Weekly Focus: PMI, U.S. GDP, PCE and U.S.-China Trade Talks

S&P 500 futures are rising by 0.95% to 5,721 points on Monday, breaking above the resistance at 5,680–5,700. If the index holds above these levels, it could advance to 5,780 points. However, an opening gap signals a possible pullback towards 5,670, as such gaps are typically closed quickly in the first U.S. trading session. This time, though, an exception might occur, as large investors continue to exit the market.

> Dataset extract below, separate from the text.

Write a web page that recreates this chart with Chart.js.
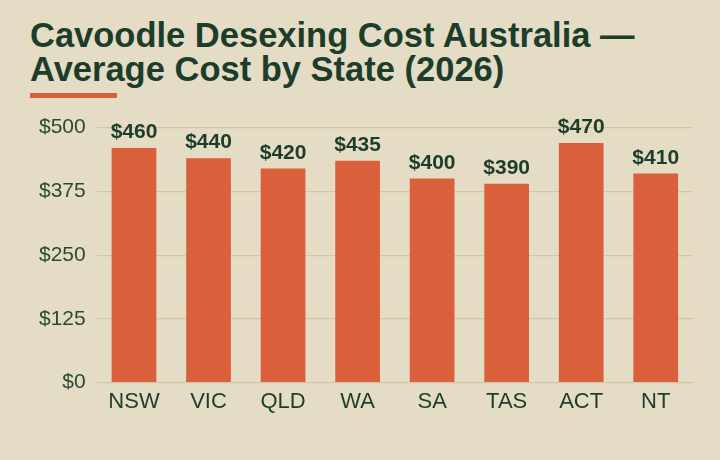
<!DOCTYPE html>
<html>
<head>
<meta charset="utf-8">
<script src="https://cdn.jsdelivr.net/npm/chart.js@4.4.1/dist/chart.umd.min.js"></script>
<style>
  html, body { margin: 0; padding: 0; background: #e5dcc6; }
  body { width: 720px; height: 460px; position: relative; overflow: hidden; font-family: "Liberation Sans", Arial, sans-serif; }
  #title { position: absolute; left: 30px; top: 18px; margin: 0; font-size: 34.5px; line-height: 34px; font-weight: bold; color: #1d3d2b; white-space: nowrap; }
  #rule { position: absolute; left: 30px; top: 93px; width: 87px; height: 5px; background: #d9603b; }
  #wrap { position: absolute; left: 0; top: 104px; width: 720px; height: 350px; }
</style>
</head>
<body>
<h1 id="title">Cavoodle Desexing Cost Australia —<br>Average Cost by State (2026)</h1>
<div id="rule"></div>
<div id="wrap"><canvas id="bar_chart"></canvas></div>
<script>
// 데이터
var states = ['NSW', 'VIC', 'QLD', 'WA', 'SA', 'TAS', 'ACT', 'NT'];
var costs = [460, 440, 420, 435, 400, 390, 470, 410];
var yTicks = [0, 125, 250, 375, 500];

// 막대 위 금액 표시
var valueLabels = {
  id: 'valueLabels',
  afterDatasetsDraw: function(chart) {
    var ctx = chart.ctx;
    var meta = chart.getDatasetMeta(0);
    ctx.save();
    ctx.font = 'bold 21px "Liberation Sans", Arial, sans-serif';
    ctx.fillStyle = '#1d3d2b';
    ctx.textAlign = 'center';
    ctx.textBaseline = 'bottom';
    meta.data.forEach(function(bar, i) {
      ctx.fillText('$' + costs[i], bar.x, bar.y - 5);
    });
    ctx.restore();
  }
};

var ctx = document.getElementById('bar_chart').getContext('2d');
var myChart = new Chart(ctx, {
  type: 'bar',
  data: {
    labels: states,
    datasets: [{
      data: costs,
      backgroundColor: '#d9603b',
      borderWidth: 0,
      barPercentage: 0.6,
      categoryPercentage: 1.0
    }]
  },
  options: {
    responsive: true,
    maintainAspectRatio: false,
    animation: false,
    layout: { padding: { top: 6, left: 28, right: 27, bottom: 41 } },
    scales: {
      x: {
        grid: { display: false },
        border: { display: false },
        ticks: { color: '#1d3d2b', font: { size: 22, family: '"Liberation Sans", Arial, sans-serif' }, padding: -2 }
      },
      y: {
        min: 0,
        max: 500,
        afterBuildTicks: function(axis) {
          axis.ticks = yTicks.map(function(v) { return { value: v }; });
        },
        grid: { color: '#d3c6a7', lineWidth: 1.2, drawTicks: false },
        border: { display: false },
        ticks: {
          color: '#2b4a36',
          font: { size: 21, family: '"Liberation Sans", Arial, sans-serif' },
          padding: 11,
          callback: function(v) { return '$' + v; }
        }
      }
    },
    plugins: {
      legend: { display: false },
      tooltip: { enabled: false }
    }
  },
  plugins: [valueLabels]
});
</script>
</body>
</html>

The SPDR S&P 500 ETF Trust (SPY) reported net outflows of $21.03 billion last week, excluding Friday, up from the previously reported $9.86 billion. This is a substantial sell-off, erasing nearly all previous upside bets and signaling alarm. Large investors are taking losses and abandoning long positions without waiting for potential market improvement. This might be a reaction to last Friday’s triple witching event. Alternatively, a rally towards 5,800–5,900 points could be followed by a correction, in which case a swift gap closure might not happen.

On the policy front, U.S. President Donald Trump is set to introduce reciprocal tariffs on April 2 for countries that impose tariffs on U.S. imports. However, some positive signals are emerging. The Wall Street Journal reported that the scope of these tariffs could be narrowed, potentially omitting some industry-specific levies. While details remain unclear, this development, combined with U.S. Trade Representative Jamieson Greer’s scheduled visit to China this week, has provided some relief to markets.

Key economic data releases will shape sentiment this week. The U.S. Manufacturing and Services PMI reports for March are due on Monday, with the manufacturing sector expected to slow while services may accelerate. For the S&P 500 to break free from recession concerns, these reports need to show stronger-than-expected expansion. The final Q4 2024 GDP estimate is of lesser importance now, as investors are focused on signs of an economic slowdown in Q1 2025. The main event will be Friday’s release of the February PCE index, the Fed’s preferred inflation gauge. Analysts expect core PCE, which excludes food and energy, to slow to 2.6% year-over-year from 2.7%.

Technically, the S&P 500 remains on track for primary targets at 5,800–5,900 points and extreme targets at 6,300–6,400. Key support lies at 5,570–5,590, while resistance stands at 5,680–5,700. If the index holds above resistance, it could extend gains toward 5,780–5,800.

Brent crude remains under pressure at $72.00 per barrel, weighed down by recession fears. Support is at $68.00–$70.00, while resistance stands at $78.00–$80.00. A break below support could push prices down to $58.00–$60.00.

Gold prices continue their rally, setting a new all-time high at $3,057 per troy ounce. The next resistance is at $3,050–3,080, with extreme upside targets of $3,150–3,250. The bullish trend remains intact, with immediate support at $2,950–2,980.

The U.S. Dollar has entered a correction phase. The EURUSD has reached its upside target of 1.09500–1.10500 and now faces significant overbought pressure. A retracement towards 1.06000 has begun, as the pair struggles to find fresh upside drivers.